* [Task directions]: Please output every line of the material as it stands, without the pictures.

** Start Dataset section **

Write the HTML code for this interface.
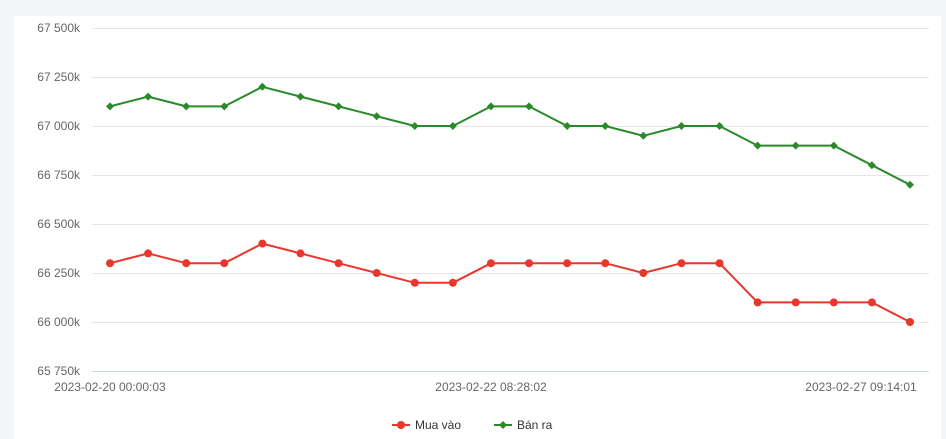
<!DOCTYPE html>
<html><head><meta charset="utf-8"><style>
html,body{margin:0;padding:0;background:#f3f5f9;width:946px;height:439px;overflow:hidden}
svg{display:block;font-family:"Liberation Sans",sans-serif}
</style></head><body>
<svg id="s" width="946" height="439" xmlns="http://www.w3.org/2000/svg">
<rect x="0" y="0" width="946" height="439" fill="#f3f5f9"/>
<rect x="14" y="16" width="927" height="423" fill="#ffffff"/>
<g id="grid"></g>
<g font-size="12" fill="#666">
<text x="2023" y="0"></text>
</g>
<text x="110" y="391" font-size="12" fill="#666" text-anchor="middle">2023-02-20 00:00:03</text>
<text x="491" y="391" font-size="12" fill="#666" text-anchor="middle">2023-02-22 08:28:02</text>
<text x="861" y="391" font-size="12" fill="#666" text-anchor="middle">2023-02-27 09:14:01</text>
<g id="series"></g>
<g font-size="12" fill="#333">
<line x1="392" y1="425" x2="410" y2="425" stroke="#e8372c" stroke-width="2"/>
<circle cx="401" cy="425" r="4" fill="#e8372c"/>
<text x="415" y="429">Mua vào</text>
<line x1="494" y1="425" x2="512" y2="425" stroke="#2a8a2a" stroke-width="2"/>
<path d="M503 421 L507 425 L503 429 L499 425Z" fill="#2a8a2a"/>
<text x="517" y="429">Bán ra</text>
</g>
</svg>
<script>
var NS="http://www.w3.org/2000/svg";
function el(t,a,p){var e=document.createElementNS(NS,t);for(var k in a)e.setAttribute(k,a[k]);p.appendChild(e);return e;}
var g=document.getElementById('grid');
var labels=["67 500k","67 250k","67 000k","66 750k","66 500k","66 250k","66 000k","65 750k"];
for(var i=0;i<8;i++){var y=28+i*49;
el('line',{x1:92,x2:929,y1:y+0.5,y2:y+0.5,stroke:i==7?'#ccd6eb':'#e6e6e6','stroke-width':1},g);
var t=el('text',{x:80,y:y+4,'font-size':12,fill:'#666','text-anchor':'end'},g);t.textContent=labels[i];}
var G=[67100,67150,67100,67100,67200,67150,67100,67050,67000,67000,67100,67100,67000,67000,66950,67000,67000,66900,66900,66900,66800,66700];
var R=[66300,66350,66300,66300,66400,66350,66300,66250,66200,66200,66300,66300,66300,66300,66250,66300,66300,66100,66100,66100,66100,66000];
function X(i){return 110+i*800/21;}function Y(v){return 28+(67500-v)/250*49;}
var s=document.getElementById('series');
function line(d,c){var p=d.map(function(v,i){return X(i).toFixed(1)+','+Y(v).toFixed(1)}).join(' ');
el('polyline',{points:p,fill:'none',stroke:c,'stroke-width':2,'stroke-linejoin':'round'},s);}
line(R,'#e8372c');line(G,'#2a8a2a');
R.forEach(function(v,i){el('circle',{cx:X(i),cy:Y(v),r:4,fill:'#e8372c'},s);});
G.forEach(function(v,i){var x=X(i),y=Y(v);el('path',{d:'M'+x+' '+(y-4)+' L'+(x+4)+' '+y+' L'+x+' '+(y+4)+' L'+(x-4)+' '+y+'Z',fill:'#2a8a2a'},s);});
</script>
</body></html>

** End Dataset section **

* [Right answer]:
Write the HTML code for this interface.
<!DOCTYPE html>
<html><head><meta charset="utf-8"><style>
html,body{margin:0;padding:0;background:#f3f5f9;width:946px;height:439px;overflow:hidden}
svg{display:block;font-family:"Liberation Sans",sans-serif}
</style></head><body>
<svg id="s" width="946" height="439" xmlns="http://www.w3.org/2000/svg">
<rect x="0" y="0" width="946" height="439" fill="#f3f5f9"/>
<rect x="14" y="16" width="927" height="423" fill="#ffffff"/>
<g id="grid"></g>
<g font-size="12" fill="#666">
<text x="2023" y="0"></text>
</g>
<text x="110" y="391" font-size="12" fill="#666" text-anchor="middle">2023-02-20 00:00:03</text>
<text x="491" y="391" font-size="12" fill="#666" text-anchor="middle">2023-02-22 08:28:02</text>
<text x="861" y="391" font-size="12" fill="#666" text-anchor="middle">2023-02-27 09:14:01</text>
<g id="series"></g>
<g font-size="12" fill="#333">
<line x1="392" y1="425" x2="410" y2="425" stroke="#e8372c" stroke-width="2"/>
<circle cx="401" cy="425" r="4" fill="#e8372c"/>
<text x="415" y="429">Mua vào</text>
<line x1="494" y1="425" x2="512" y2="425" stroke="#2a8a2a" stroke-width="2"/>
<path d="M503 421 L507 425 L503 429 L499 425Z" fill="#2a8a2a"/>
<text x="517" y="429">Bán ra</text>
</g>
</svg>
<script>
var NS="http://www.w3.org/2000/svg";
function el(t,a,p){var e=document.createElementNS(NS,t);for(var k in a)e.setAttribute(k,a[k]);p.appendChild(e);return e;}
var g=document.getElementById('grid');
var labels=["67 500k","67 250k","67 000k","66 750k","66 500k","66 250k","66 000k","65 750k"];
for(var i=0;i<8;i++){var y=28+i*49;
el('line',{x1:92,x2:929,y1:y+0.5,y2:y+0.5,stroke:i==7?'#ccd6eb':'#e6e6e6','stroke-width':1},g);
var t=el('text',{x:80,y:y+4,'font-size':12,fill:'#666','text-anchor':'end'},g);t.textContent=labels[i];}
var G=[67100,67150,67100,67100,67200,67150,67100,67050,67000,67000,67100,67100,67000,67000,66950,67000,67000,66900,66900,66900,66800,66700];
var R=[66300,66350,66300,66300,66400,66350,66300,66250,66200,66200,66300,66300,66300,66300,66250,66300,66300,66100,66100,66100,66100,66000];
function X(i){return 110+i*800/21;}function Y(v){return 28+(67500-v)/250*49;}
var s=document.getElementById('series');
function line(d,c){var p=d.map(function(v,i){return X(i).toFixed(1)+','+Y(v).toFixed(1)}).join(' ');
el('polyline',{points:p,fill:'none',stroke:c,'stroke-width':2,'stroke-linejoin':'round'},s);}
line(R,'#e8372c');line(G,'#2a8a2a');
R.forEach(function(v,i){el('circle',{cx:X(i),cy:Y(v),r:4,fill:'#e8372c'},s);});
G.forEach(function(v,i){var x=X(i),y=Y(v);el('path',{d:'M'+x+' '+(y-4)+' L'+(x+4)+' '+y+' L'+x+' '+(y+4)+' L'+(x-4)+' '+y+'Z',fill:'#2a8a2a'},s);});
</script>
</body></html>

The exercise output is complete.